→ Exercise
Leaving the pictures aside, transcribe every line below exactly.

=-=-=-=-=

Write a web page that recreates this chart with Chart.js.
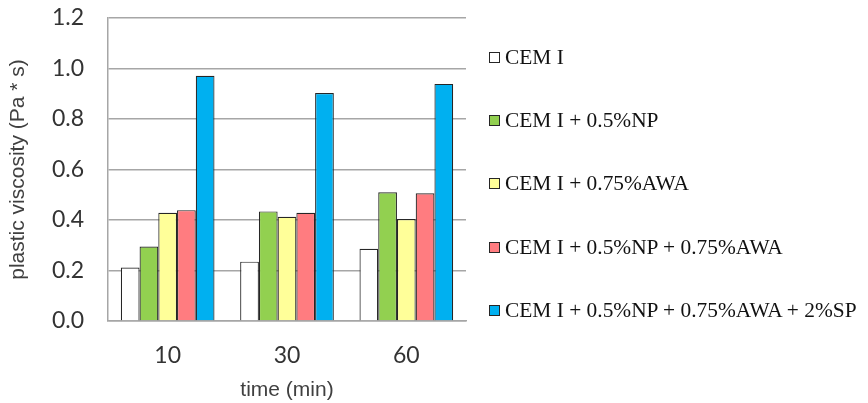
<!DOCTYPE html>
<html>
<head>
<meta charset="utf-8">
<script src="https://cdn.jsdelivr.net/npm/chart.js@4.4.0/dist/chart.umd.min.js"></script>
<style>
  html, body { margin: 0; padding: 0; background: #fff; }
  #wrap { position: relative; width: 868px; height: 403px; }
  #legend { position: absolute; left: 489px; top: 0; font-family: "Liberation Serif", "Times New Roman", serif; font-size: 21.4px; color: #111; }
  #legend .item { position: absolute; left: 0; white-space: nowrap; display: flex; align-items: center; height: 24px; }
  #legend .box { width: 9px; height: 9px; border: 1px solid #262626; margin-right: 5px; flex: none; }
</style>
</head>
<body>
<div id="wrap">
  <canvas id="chart" width="868" height="403"></canvas>
  <div id="legend"></div>
</div>
<script>
  // time points (min)
  const times = ['10', '30', '60'];

  const seriesNames = [
    'CEM I',
    'CEM I + 0.5%NP',
    'CEM I + 0.75%AWA',
    'CEM I + 0.5%NP + 0.75%AWA',
    'CEM I + 0.5%NP + 0.75%AWA + 2%SP'
  ];

  // plastic viscosity (Pa * s)
  const cemI        = [0.212, 0.235, 0.286];
  const cemNP       = [0.295, 0.434, 0.510];
  const cemAWA      = [0.429, 0.413, 0.404];
  const cemNPAWA    = [0.439, 0.429, 0.506];
  const cemNPAWASP  = [0.971, 0.903, 0.939];

  const seriesValues = [cemI, cemNP, cemAWA, cemNPAWA, cemNPAWASP];
  const seriesColors = ['#ffffff', '#92d050', '#ffff99', '#ff7c80', '#00b0f0'];

  const datasets = seriesNames.map((name, i) => ({
    label: name,
    data: seriesValues[i],
    backgroundColor: seriesColors[i],
    borderColor: '#262626',
    borderWidth: 1.2,
    borderSkipped: 'bottom',
    barPercentage: 1,
    categoryPercentage: 0.785
  }));

  const ctx = document.getElementById('chart').getContext('2d');
  const chart = new Chart(ctx, {
    type: 'bar',
    data: { labels: times, datasets: datasets },
    options: {
      responsive: false,
      animation: false,
      layout: { padding: { left: 0, top: 18, right: 402, bottom: 0 } },
      plugins: {
        legend: { display: false },
        tooltip: { enabled: false }
      },
      scales: {
        x: {
          grid: { display: false },
          border: { display: true, color: '#a6a6a6', width: 1.5 },
          ticks: { padding: 13, color: '#333', font: { family: 'Lato', size: 23 } },
          title: {
            display: true, text: 'time (min)', color: '#404040',
            font: { family: 'Liberation Sans', size: 21 },
            padding: { top: 0, bottom: 0 }
          },
          afterFit: s => { s.height = 82; }
        },
        y: {
          min: 0, max: 1.2,
          grid: { color: '#a6a6a6', lineWidth: 1.5, drawTicks: false },
          border: { display: true, color: '#a6a6a6', width: 1.5 },
          ticks: {
            stepSize: 0.2, padding: 24, color: '#333',
            font: { family: 'Lato', size: 23 },
            callback: v => v.toFixed(1)
          },
          title: {
            display: true, text: 'plastic viscosity (Pa * s)', color: '#404040',
            font: { family: 'Liberation Sans', size: 21 },
            padding: { top: 6, bottom: 0 }
          },
          afterFit: s => {
            s.width = 108;
            s.paddingTop = 0;
            s.paddingBottom = 0;
          }
        }
      }
    }
  });

  // legend built from the datasets
  const legend = document.getElementById('legend');
  const rowY = [57, 120, 183, 247, 310];
  chart.data.datasets.forEach((ds, i) => {
    const item = document.createElement('div');
    item.className = 'item';
    item.style.top = (rowY[i] - 12) + 'px';
    const box = document.createElement('span');
    box.className = 'box';
    box.style.background = ds.backgroundColor;
    const txt = document.createElement('span');
    txt.textContent = ds.label;
    item.appendChild(box);
    item.appendChild(txt);
    legend.appendChild(item);
  });
</script>
</body>
</html>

=-=-=-=-=

→ Reply
Write a web page that recreates this chart with Chart.js.
<!DOCTYPE html>
<html>
<head>
<meta charset="utf-8">
<script src="https://cdn.jsdelivr.net/npm/chart.js@4.4.0/dist/chart.umd.min.js"></script>
<style>
  html, body { margin: 0; padding: 0; background: #fff; }
  #wrap { position: relative; width: 868px; height: 403px; }
  #legend { position: absolute; left: 489px; top: 0; font-family: "Liberation Serif", "Times New Roman", serif; font-size: 21.4px; color: #111; }
  #legend .item { position: absolute; left: 0; white-space: nowrap; display: flex; align-items: center; height: 24px; }
  #legend .box { width: 9px; height: 9px; border: 1px solid #262626; margin-right: 5px; flex: none; }
</style>
</head>
<body>
<div id="wrap">
  <canvas id="chart" width="868" height="403"></canvas>
  <div id="legend"></div>
</div>
<script>
  // time points (min)
  const times = ['10', '30', '60'];

  const seriesNames = [
    'CEM I',
    'CEM I + 0.5%NP',
    'CEM I + 0.75%AWA',
    'CEM I + 0.5%NP + 0.75%AWA',
    'CEM I + 0.5%NP + 0.75%AWA + 2%SP'
  ];

  // plastic viscosity (Pa * s)
  const cemI        = [0.212, 0.235, 0.286];
  const cemNP       = [0.295, 0.434, 0.510];
  const cemAWA      = [0.429, 0.413, 0.404];
  const cemNPAWA    = [0.439, 0.429, 0.506];
  const cemNPAWASP  = [0.971, 0.903, 0.939];

  const seriesValues = [cemI, cemNP, cemAWA, cemNPAWA, cemNPAWASP];
  const seriesColors = ['#ffffff', '#92d050', '#ffff99', '#ff7c80', '#00b0f0'];

  const datasets = seriesNames.map((name, i) => ({
    label: name,
    data: seriesValues[i],
    backgroundColor: seriesColors[i],
    borderColor: '#262626',
    borderWidth: 1.2,
    borderSkipped: 'bottom',
    barPercentage: 1,
    categoryPercentage: 0.785
  }));

  const ctx = document.getElementById('chart').getContext('2d');
  const chart = new Chart(ctx, {
    type: 'bar',
    data: { labels: times, datasets: datasets },
    options: {
      responsive: false,
      animation: false,
      layout: { padding: { left: 0, top: 18, right: 402, bottom: 0 } },
      plugins: {
        legend: { display: false },
        tooltip: { enabled: false }
      },
      scales: {
        x: {
          grid: { display: false },
          border: { display: true, color: '#a6a6a6', width: 1.5 },
          ticks: { padding: 13, color: '#333', font: { family: 'Lato', size: 23 } },
          title: {
            display: true, text: 'time (min)', color: '#404040',
            font: { family: 'Liberation Sans', size: 21 },
            padding: { top: 0, bottom: 0 }
          },
          afterFit: s => { s.height = 82; }
        },
        y: {
          min: 0, max: 1.2,
          grid: { color: '#a6a6a6', lineWidth: 1.5, drawTicks: false },
          border: { display: true, color: '#a6a6a6', width: 1.5 },
          ticks: {
            stepSize: 0.2, padding: 24, color: '#333',
            font: { family: 'Lato', size: 23 },
            callback: v => v.toFixed(1)
          },
          title: {
            display: true, text: 'plastic viscosity (Pa * s)', color: '#404040',
            font: { family: 'Liberation Sans', size: 21 },
            padding: { top: 6, bottom: 0 }
          },
          afterFit: s => {
            s.width = 108;
            s.paddingTop = 0;
            s.paddingBottom = 0;
          }
        }
      }
    }
  });

  // legend built from the datasets
  const legend = document.getElementById('legend');
  const rowY = [57, 120, 183, 247, 310];
  chart.data.datasets.forEach((ds, i) => {
    const item = document.createElement('div');
    item.className = 'item';
    item.style.top = (rowY[i] - 12) + 'px';
    const box = document.createElement('span');
    box.className = 'box';
    box.style.background = ds.backgroundColor;
    const txt = document.createElement('span');
    txt.textContent = ds.label;
    item.appendChild(box);
    item.appendChild(txt);
    legend.appendChild(item);
  });
</script>
</body>
</html>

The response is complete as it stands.